## Requirement
Give every line of the data again, unchanged, but with no pictures.

** start of Supplied data **

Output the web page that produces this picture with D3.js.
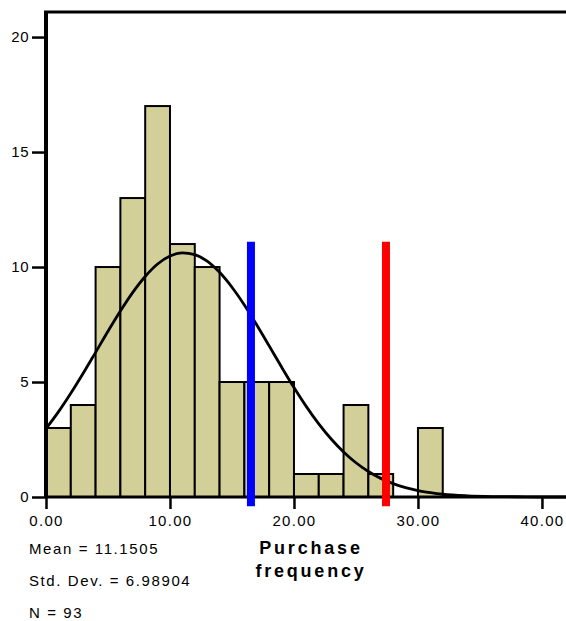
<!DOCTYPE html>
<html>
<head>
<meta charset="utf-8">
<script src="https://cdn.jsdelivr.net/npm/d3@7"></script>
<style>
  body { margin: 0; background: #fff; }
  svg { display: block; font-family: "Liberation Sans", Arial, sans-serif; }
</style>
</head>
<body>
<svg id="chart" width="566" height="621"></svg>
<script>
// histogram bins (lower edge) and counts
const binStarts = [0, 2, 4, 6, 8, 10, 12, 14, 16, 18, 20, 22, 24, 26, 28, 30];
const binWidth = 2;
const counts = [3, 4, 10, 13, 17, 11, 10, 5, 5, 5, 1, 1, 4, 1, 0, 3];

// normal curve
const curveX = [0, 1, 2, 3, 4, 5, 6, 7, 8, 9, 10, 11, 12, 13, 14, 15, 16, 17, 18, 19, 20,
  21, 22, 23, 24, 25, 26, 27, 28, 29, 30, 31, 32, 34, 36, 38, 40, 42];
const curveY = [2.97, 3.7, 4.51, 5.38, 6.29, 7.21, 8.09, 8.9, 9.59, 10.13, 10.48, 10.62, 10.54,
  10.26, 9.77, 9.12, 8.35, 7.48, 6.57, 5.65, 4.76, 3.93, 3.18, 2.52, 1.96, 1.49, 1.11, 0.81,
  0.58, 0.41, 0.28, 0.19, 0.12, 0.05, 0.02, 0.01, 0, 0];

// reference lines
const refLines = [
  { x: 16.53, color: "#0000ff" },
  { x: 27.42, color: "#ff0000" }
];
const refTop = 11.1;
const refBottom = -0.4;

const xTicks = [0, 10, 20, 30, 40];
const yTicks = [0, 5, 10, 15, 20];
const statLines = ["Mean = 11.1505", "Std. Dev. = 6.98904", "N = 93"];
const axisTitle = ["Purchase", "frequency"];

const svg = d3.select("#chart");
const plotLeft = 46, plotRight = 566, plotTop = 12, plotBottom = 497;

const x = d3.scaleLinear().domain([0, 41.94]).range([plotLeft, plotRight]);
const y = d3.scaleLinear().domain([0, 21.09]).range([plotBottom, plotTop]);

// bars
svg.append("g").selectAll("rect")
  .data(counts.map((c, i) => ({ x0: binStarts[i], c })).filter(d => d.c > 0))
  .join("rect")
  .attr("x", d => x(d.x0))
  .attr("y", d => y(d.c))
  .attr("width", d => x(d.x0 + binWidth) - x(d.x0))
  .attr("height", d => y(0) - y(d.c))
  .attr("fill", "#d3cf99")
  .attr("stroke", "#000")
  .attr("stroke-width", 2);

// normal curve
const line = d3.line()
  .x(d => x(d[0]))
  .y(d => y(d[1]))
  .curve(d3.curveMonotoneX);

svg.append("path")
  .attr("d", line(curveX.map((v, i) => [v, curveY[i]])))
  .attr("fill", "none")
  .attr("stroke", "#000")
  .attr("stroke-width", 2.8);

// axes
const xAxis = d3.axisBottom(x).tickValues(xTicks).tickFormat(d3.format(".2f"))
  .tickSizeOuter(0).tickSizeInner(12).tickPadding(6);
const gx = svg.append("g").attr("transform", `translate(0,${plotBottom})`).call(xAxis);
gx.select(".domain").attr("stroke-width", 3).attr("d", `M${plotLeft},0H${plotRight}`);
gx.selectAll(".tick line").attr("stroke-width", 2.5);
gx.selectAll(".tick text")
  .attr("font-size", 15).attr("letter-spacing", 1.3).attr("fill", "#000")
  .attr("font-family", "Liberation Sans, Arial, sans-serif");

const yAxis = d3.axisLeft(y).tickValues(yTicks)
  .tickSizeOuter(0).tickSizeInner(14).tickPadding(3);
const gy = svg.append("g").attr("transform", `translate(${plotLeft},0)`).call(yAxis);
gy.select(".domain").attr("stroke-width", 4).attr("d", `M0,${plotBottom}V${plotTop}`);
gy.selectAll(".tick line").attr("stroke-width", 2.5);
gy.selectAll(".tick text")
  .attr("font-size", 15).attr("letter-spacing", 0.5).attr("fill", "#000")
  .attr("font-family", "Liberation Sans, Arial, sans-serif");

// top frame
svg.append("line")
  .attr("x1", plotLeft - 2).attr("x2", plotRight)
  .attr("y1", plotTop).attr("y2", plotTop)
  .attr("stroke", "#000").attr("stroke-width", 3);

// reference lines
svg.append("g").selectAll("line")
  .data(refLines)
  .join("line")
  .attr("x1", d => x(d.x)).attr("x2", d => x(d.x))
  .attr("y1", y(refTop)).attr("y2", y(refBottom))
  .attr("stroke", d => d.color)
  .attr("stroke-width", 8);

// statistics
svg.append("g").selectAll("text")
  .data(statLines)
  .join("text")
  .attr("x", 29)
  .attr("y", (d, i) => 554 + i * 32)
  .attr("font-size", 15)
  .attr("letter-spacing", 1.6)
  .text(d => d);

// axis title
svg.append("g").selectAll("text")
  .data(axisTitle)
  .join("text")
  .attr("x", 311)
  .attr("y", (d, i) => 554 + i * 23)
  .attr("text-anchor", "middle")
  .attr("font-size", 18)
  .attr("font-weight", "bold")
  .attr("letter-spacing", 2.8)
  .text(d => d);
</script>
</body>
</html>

** end of Supplied data **

## Response below
Output the web page that produces this picture with D3.js.
<!DOCTYPE html>
<html>
<head>
<meta charset="utf-8">
<script src="https://cdn.jsdelivr.net/npm/d3@7"></script>
<style>
  body { margin: 0; background: #fff; }
  svg { display: block; font-family: "Liberation Sans", Arial, sans-serif; }
</style>
</head>
<body>
<svg id="chart" width="566" height="621"></svg>
<script>
// histogram bins (lower edge) and counts
const binStarts = [0, 2, 4, 6, 8, 10, 12, 14, 16, 18, 20, 22, 24, 26, 28, 30];
const binWidth = 2;
const counts = [3, 4, 10, 13, 17, 11, 10, 5, 5, 5, 1, 1, 4, 1, 0, 3];

// normal curve
const curveX = [0, 1, 2, 3, 4, 5, 6, 7, 8, 9, 10, 11, 12, 13, 14, 15, 16, 17, 18, 19, 20,
  21, 22, 23, 24, 25, 26, 27, 28, 29, 30, 31, 32, 34, 36, 38, 40, 42];
const curveY = [2.97, 3.7, 4.51, 5.38, 6.29, 7.21, 8.09, 8.9, 9.59, 10.13, 10.48, 10.62, 10.54,
  10.26, 9.77, 9.12, 8.35, 7.48, 6.57, 5.65, 4.76, 3.93, 3.18, 2.52, 1.96, 1.49, 1.11, 0.81,
  0.58, 0.41, 0.28, 0.19, 0.12, 0.05, 0.02, 0.01, 0, 0];

// reference lines
const refLines = [
  { x: 16.53, color: "#0000ff" },
  { x: 27.42, color: "#ff0000" }
];
const refTop = 11.1;
const refBottom = -0.4;

const xTicks = [0, 10, 20, 30, 40];
const yTicks = [0, 5, 10, 15, 20];
const statLines = ["Mean = 11.1505", "Std. Dev. = 6.98904", "N = 93"];
const axisTitle = ["Purchase", "frequency"];

const svg = d3.select("#chart");
const plotLeft = 46, plotRight = 566, plotTop = 12, plotBottom = 497;

const x = d3.scaleLinear().domain([0, 41.94]).range([plotLeft, plotRight]);
const y = d3.scaleLinear().domain([0, 21.09]).range([plotBottom, plotTop]);

// bars
svg.append("g").selectAll("rect")
  .data(counts.map((c, i) => ({ x0: binStarts[i], c })).filter(d => d.c > 0))
  .join("rect")
  .attr("x", d => x(d.x0))
  .attr("y", d => y(d.c))
  .attr("width", d => x(d.x0 + binWidth) - x(d.x0))
  .attr("height", d => y(0) - y(d.c))
  .attr("fill", "#d3cf99")
  .attr("stroke", "#000")
  .attr("stroke-width", 2);

// normal curve
const line = d3.line()
  .x(d => x(d[0]))
  .y(d => y(d[1]))
  .curve(d3.curveMonotoneX);

svg.append("path")
  .attr("d", line(curveX.map((v, i) => [v, curveY[i]])))
  .attr("fill", "none")
  .attr("stroke", "#000")
  .attr("stroke-width", 2.8);

// axes
const xAxis = d3.axisBottom(x).tickValues(xTicks).tickFormat(d3.format(".2f"))
  .tickSizeOuter(0).tickSizeInner(12).tickPadding(6);
const gx = svg.append("g").attr("transform", `translate(0,${plotBottom})`).call(xAxis);
gx.select(".domain").attr("stroke-width", 3).attr("d", `M${plotLeft},0H${plotRight}`);
gx.selectAll(".tick line").attr("stroke-width", 2.5);
gx.selectAll(".tick text")
  .attr("font-size", 15).attr("letter-spacing", 1.3).attr("fill", "#000")
  .attr("font-family", "Liberation Sans, Arial, sans-serif");

const yAxis = d3.axisLeft(y).tickValues(yTicks)
  .tickSizeOuter(0).tickSizeInner(14).tickPadding(3);
const gy = svg.append("g").attr("transform", `translate(${plotLeft},0)`).call(yAxis);
gy.select(".domain").attr("stroke-width", 4).attr("d", `M0,${plotBottom}V${plotTop}`);
gy.selectAll(".tick line").attr("stroke-width", 2.5);
gy.selectAll(".tick text")
  .attr("font-size", 15).attr("letter-spacing", 0.5).attr("fill", "#000")
  .attr("font-family", "Liberation Sans, Arial, sans-serif");

// top frame
svg.append("line")
  .attr("x1", plotLeft - 2).attr("x2", plotRight)
  .attr("y1", plotTop).attr("y2", plotTop)
  .attr("stroke", "#000").attr("stroke-width", 3);

// reference lines
svg.append("g").selectAll("line")
  .data(refLines)
  .join("line")
  .attr("x1", d => x(d.x)).attr("x2", d => x(d.x))
  .attr("y1", y(refTop)).attr("y2", y(refBottom))
  .attr("stroke", d => d.color)
  .attr("stroke-width", 8);

// statistics
svg.append("g").selectAll("text")
  .data(statLines)
  .join("text")
  .attr("x", 29)
  .attr("y", (d, i) => 554 + i * 32)
  .attr("font-size", 15)
  .attr("letter-spacing", 1.6)
  .text(d => d);

// axis title
svg.append("g").selectAll("text")
  .data(axisTitle)
  .join("text")
  .attr("x", 311)
  .attr("y", (d, i) => 554 + i * 23)
  .attr("text-anchor", "middle")
  .attr("font-size", 18)
  .attr("font-weight", "bold")
  .attr("letter-spacing", 2.8)
  .text(d => d);
</script>
</body>
</html>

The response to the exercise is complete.